The task. Only the lines from the start of the data through the line with "1.095, 1.703, 4.155, 3.223, 2.707, 2.996, 3.986]" belong in the copy. Restate them word for word, minus the pictures.

Data provided.
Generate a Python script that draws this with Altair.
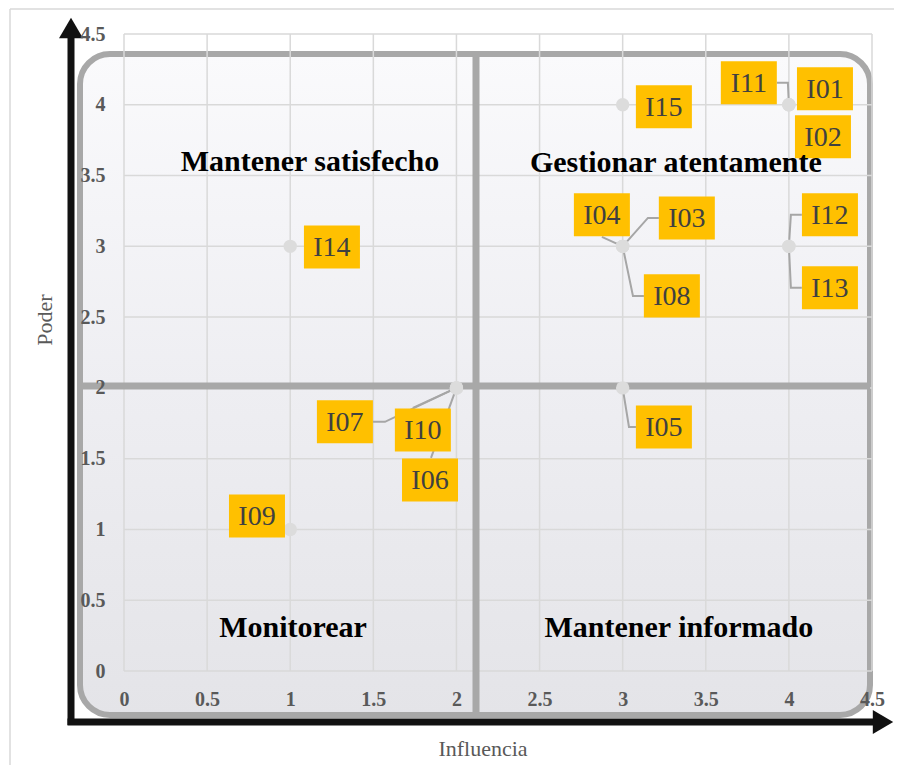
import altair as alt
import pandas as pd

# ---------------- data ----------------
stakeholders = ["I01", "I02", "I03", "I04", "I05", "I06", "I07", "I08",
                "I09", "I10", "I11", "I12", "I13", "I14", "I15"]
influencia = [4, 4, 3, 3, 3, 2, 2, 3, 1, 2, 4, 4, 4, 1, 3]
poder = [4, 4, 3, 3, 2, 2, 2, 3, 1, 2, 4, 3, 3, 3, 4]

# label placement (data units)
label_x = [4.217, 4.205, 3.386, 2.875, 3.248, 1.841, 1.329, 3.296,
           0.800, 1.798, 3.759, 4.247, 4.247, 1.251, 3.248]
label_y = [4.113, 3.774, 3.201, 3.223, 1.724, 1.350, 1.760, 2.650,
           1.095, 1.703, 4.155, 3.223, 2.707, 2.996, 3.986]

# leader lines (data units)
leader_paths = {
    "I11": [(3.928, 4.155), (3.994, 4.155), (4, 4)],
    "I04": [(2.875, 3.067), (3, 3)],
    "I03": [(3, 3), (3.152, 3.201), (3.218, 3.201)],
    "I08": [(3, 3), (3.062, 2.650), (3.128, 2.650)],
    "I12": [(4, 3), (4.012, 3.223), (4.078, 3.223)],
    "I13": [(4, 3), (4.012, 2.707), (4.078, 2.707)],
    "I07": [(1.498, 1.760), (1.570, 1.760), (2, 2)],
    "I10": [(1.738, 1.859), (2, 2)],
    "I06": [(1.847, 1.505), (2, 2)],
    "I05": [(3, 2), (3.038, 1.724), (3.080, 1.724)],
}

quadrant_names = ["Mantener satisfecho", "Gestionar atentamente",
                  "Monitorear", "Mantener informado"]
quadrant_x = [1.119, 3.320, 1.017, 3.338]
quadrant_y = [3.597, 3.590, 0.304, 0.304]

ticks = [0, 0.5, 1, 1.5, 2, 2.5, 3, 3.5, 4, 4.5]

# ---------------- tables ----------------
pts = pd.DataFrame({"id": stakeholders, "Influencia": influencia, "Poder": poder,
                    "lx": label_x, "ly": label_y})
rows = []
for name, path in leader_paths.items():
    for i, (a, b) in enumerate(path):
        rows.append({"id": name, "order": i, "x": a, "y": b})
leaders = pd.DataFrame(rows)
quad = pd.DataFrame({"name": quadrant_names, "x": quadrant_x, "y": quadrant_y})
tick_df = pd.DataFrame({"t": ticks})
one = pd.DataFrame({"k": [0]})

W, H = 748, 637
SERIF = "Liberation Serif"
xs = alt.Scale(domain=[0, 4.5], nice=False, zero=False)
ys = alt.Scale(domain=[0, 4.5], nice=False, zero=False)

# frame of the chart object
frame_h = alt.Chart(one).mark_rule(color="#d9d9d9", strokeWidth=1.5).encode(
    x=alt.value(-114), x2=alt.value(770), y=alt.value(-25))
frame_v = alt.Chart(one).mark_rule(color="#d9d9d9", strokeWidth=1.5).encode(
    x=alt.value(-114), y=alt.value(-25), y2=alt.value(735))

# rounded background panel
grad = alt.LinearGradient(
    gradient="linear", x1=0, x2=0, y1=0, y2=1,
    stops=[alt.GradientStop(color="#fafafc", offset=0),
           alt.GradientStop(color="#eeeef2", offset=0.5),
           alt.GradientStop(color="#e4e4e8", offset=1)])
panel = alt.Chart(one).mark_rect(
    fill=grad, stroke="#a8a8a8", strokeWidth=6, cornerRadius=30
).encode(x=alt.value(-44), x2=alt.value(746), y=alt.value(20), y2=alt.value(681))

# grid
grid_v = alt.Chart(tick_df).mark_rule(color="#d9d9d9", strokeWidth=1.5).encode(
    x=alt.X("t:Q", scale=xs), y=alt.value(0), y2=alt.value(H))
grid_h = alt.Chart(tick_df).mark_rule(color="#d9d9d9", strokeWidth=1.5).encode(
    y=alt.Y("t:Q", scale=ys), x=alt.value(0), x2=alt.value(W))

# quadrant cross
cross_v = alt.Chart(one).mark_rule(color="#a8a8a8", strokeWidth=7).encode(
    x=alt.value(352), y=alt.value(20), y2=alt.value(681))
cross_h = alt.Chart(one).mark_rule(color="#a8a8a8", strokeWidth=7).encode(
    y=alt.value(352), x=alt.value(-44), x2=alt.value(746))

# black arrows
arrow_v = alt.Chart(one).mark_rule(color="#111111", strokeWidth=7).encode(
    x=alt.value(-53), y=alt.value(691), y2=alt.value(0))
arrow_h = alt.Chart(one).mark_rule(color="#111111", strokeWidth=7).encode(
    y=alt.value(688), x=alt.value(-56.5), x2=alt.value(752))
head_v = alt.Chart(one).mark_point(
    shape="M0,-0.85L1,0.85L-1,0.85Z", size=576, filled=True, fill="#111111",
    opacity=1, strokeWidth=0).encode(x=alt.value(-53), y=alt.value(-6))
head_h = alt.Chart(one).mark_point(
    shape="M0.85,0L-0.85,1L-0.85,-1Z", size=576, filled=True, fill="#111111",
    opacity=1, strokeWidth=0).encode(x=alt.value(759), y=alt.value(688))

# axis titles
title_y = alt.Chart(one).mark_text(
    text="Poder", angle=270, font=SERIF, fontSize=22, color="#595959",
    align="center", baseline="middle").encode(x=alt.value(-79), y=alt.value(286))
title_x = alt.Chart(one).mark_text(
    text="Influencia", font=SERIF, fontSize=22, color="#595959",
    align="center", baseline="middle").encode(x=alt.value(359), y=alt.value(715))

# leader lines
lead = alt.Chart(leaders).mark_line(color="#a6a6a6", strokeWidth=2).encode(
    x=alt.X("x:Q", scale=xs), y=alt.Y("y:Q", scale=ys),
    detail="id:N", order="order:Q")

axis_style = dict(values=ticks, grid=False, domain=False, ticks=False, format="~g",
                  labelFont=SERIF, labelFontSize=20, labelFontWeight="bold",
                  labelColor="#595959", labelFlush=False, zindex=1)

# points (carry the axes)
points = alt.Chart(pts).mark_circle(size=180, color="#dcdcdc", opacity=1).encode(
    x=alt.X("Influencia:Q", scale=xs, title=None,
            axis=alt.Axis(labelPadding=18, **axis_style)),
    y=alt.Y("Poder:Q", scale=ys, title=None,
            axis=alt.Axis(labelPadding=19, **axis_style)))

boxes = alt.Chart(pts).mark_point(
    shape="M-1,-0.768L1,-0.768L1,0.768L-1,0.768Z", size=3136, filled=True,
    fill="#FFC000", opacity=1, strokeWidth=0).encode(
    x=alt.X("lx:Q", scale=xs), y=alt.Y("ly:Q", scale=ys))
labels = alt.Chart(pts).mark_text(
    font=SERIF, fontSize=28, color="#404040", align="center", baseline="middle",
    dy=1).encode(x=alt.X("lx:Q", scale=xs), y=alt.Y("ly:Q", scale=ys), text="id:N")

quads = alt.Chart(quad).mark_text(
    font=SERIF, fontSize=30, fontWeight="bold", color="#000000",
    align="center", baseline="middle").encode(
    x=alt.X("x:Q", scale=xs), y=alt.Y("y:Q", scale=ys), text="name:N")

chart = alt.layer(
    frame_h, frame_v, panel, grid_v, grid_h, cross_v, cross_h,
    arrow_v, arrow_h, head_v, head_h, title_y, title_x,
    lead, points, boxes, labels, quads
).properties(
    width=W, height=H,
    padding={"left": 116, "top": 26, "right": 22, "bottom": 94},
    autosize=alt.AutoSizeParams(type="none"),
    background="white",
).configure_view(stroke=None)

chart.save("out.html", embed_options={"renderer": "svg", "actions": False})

Result of the task.
Generate a Python script that draws this with Altair.
import altair as alt
import pandas as pd

# ---------------- data ----------------
stakeholders = ["I01", "I02", "I03", "I04", "I05", "I06", "I07", "I08",
                "I09", "I10", "I11", "I12", "I13", "I14", "I15"]
influencia = [4, 4, 3, 3, 3, 2, 2, 3, 1, 2, 4, 4, 4, 1, 3]
poder = [4, 4, 3, 3, 2, 2, 2, 3, 1, 2, 4, 3, 3, 3, 4]

# label placement (data units)
label_x = [4.217, 4.205, 3.386, 2.875, 3.248, 1.841, 1.329, 3.296,
           0.800, 1.798, 3.759, 4.247, 4.247, 1.251, 3.248]
label_y = [4.113, 3.774, 3.201, 3.223, 1.724, 1.350, 1.760, 2.650,
           1.095, 1.703, 4.155, 3.223, 2.707, 2.996, 3.986]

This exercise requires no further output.